Listing:

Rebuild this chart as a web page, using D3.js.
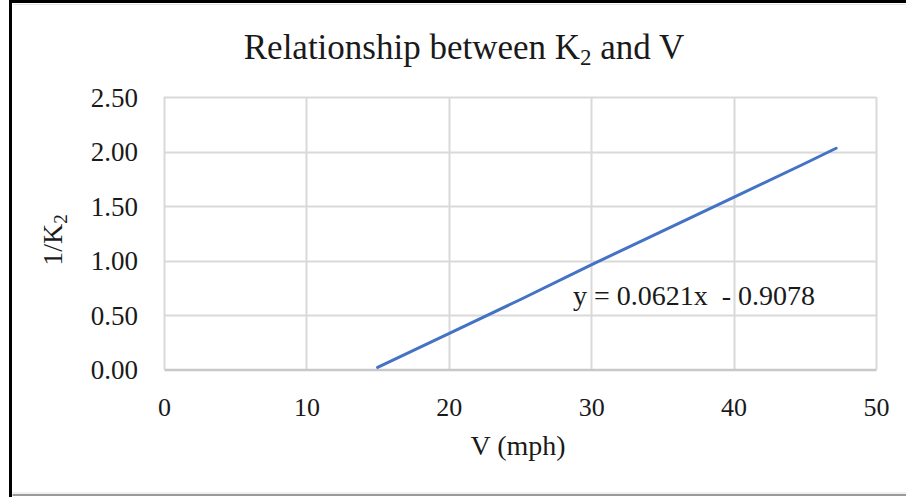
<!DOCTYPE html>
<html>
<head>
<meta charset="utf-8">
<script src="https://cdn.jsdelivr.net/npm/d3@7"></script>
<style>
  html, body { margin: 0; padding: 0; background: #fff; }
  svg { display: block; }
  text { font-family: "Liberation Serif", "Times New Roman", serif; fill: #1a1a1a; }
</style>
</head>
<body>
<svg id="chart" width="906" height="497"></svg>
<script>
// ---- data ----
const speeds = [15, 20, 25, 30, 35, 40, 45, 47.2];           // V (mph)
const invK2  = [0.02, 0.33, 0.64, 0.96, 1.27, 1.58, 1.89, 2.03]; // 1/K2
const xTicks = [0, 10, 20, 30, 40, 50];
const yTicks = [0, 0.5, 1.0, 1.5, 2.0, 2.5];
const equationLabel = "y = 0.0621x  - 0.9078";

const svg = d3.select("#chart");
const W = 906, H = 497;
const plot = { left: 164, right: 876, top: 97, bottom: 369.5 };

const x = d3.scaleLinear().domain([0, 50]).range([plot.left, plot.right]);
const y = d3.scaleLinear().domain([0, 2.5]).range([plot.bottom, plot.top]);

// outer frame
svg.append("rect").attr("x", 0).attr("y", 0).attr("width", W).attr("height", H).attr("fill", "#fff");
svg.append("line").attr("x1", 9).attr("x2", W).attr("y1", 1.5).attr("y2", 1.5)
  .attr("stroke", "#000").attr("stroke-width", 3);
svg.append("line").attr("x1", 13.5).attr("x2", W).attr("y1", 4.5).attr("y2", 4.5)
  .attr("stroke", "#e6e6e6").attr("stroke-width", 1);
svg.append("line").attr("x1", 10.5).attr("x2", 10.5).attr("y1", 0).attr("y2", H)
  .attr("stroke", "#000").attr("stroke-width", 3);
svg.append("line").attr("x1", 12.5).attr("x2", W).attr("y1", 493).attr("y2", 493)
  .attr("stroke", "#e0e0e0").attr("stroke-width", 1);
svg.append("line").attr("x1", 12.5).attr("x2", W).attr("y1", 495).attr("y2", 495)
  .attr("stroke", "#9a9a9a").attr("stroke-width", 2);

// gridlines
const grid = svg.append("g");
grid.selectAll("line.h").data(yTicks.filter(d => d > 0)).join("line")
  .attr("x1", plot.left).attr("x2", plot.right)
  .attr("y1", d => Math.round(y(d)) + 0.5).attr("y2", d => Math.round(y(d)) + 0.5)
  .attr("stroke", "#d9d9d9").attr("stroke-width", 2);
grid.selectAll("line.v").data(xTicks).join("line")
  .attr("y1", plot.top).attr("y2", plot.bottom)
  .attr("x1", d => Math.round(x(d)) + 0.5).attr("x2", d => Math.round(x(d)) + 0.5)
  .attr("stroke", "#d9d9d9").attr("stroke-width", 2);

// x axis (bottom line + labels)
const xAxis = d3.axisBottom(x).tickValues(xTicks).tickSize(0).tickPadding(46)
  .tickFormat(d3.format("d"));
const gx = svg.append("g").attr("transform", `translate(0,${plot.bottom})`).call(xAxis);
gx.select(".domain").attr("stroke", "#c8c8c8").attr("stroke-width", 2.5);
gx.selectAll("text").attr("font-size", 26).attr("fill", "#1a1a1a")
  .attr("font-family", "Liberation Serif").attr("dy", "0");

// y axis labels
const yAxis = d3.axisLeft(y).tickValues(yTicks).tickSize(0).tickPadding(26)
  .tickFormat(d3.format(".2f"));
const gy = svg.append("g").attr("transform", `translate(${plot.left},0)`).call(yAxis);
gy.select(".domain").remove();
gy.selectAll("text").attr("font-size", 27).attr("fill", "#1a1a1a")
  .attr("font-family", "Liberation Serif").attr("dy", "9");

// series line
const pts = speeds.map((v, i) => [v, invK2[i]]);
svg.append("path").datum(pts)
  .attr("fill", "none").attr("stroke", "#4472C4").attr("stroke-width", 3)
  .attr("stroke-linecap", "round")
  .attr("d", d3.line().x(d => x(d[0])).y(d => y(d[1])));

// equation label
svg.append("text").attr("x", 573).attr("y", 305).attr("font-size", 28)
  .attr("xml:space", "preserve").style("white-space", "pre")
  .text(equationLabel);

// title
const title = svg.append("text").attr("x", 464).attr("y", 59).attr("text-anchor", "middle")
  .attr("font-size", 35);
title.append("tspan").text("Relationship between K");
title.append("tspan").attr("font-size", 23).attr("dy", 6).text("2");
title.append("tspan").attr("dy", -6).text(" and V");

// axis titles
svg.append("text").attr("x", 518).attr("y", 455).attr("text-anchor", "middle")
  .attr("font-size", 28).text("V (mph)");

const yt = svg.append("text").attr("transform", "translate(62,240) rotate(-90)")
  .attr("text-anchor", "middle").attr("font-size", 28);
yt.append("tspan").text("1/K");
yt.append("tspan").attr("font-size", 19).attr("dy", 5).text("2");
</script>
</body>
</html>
* * *
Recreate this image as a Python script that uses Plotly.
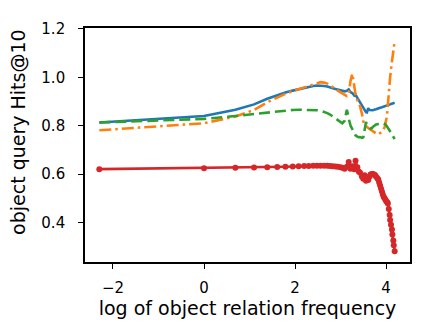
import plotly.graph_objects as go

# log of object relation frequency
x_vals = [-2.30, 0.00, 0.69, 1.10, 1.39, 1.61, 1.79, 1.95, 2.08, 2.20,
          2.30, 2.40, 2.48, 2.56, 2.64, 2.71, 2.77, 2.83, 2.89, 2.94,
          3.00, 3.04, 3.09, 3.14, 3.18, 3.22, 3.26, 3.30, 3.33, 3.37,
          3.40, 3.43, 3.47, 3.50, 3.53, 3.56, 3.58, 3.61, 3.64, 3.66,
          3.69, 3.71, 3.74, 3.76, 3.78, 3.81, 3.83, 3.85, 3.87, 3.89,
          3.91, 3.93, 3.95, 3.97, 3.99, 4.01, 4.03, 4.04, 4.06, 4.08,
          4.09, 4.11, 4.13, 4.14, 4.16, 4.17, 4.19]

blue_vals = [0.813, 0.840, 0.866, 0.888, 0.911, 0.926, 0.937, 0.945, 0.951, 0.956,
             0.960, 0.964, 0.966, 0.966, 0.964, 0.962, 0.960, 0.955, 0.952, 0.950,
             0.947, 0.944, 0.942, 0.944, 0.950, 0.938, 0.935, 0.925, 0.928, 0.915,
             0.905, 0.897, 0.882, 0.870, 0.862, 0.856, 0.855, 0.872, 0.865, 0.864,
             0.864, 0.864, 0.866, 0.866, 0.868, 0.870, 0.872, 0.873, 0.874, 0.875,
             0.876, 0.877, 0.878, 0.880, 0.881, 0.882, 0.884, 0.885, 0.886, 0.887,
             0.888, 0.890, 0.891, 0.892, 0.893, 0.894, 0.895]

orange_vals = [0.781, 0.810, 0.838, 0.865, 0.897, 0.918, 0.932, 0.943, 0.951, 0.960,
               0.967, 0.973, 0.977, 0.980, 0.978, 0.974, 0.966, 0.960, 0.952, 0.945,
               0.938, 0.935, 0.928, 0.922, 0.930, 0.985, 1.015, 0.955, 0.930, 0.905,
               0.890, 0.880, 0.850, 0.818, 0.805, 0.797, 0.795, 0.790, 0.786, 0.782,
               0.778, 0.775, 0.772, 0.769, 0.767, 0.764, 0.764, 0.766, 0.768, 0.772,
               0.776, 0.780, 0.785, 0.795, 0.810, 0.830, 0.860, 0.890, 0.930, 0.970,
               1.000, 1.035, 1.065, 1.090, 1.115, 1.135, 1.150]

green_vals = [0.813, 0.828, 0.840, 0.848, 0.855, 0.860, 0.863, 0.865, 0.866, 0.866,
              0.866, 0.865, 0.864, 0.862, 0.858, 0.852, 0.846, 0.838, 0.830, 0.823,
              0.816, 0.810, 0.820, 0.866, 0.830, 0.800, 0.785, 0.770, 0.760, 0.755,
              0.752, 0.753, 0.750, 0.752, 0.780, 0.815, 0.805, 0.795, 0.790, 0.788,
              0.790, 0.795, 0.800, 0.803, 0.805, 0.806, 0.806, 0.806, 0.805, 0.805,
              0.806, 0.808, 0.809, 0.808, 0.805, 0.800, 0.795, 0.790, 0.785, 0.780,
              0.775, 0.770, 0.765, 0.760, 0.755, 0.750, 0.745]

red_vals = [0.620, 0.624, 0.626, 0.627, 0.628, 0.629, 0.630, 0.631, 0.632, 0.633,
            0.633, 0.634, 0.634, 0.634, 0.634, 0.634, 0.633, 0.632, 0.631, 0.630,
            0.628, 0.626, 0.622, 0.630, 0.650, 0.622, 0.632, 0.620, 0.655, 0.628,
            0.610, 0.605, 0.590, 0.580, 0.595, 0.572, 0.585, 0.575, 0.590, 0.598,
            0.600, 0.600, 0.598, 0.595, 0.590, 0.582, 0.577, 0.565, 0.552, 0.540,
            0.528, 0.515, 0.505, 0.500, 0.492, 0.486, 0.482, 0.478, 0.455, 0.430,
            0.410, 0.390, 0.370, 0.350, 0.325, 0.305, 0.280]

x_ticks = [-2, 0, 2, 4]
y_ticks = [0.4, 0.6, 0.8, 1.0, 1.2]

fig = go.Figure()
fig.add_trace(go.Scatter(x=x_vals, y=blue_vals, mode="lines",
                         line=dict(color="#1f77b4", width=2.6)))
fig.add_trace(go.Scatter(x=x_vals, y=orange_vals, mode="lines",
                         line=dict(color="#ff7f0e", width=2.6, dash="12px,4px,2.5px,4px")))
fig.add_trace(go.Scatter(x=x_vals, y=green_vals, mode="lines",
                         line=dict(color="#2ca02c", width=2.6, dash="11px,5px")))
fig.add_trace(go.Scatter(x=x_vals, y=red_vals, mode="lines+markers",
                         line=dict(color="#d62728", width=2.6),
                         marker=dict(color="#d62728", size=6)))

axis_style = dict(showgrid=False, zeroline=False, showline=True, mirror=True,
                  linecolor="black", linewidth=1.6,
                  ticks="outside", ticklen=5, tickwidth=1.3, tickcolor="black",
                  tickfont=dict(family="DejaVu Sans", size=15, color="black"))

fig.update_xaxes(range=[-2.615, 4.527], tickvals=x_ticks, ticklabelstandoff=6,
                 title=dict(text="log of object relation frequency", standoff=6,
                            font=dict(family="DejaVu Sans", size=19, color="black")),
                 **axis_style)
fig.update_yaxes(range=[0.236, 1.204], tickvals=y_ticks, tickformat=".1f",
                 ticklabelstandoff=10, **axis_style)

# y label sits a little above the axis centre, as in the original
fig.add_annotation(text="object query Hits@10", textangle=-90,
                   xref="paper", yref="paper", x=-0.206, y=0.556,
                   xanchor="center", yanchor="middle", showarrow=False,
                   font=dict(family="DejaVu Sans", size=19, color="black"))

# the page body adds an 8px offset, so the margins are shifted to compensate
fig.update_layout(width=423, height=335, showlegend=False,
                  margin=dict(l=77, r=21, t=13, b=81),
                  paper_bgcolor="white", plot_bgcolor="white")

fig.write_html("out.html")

Objective: Retype the lines above exactly as they appear, from the line containing "Recreate this image" through the line containing "import plotly.graph_objects as go", and leave out any pictures.

Result of the task:
Recreate this image as a Python script that uses Plotly.
import plotly.graph_objects as go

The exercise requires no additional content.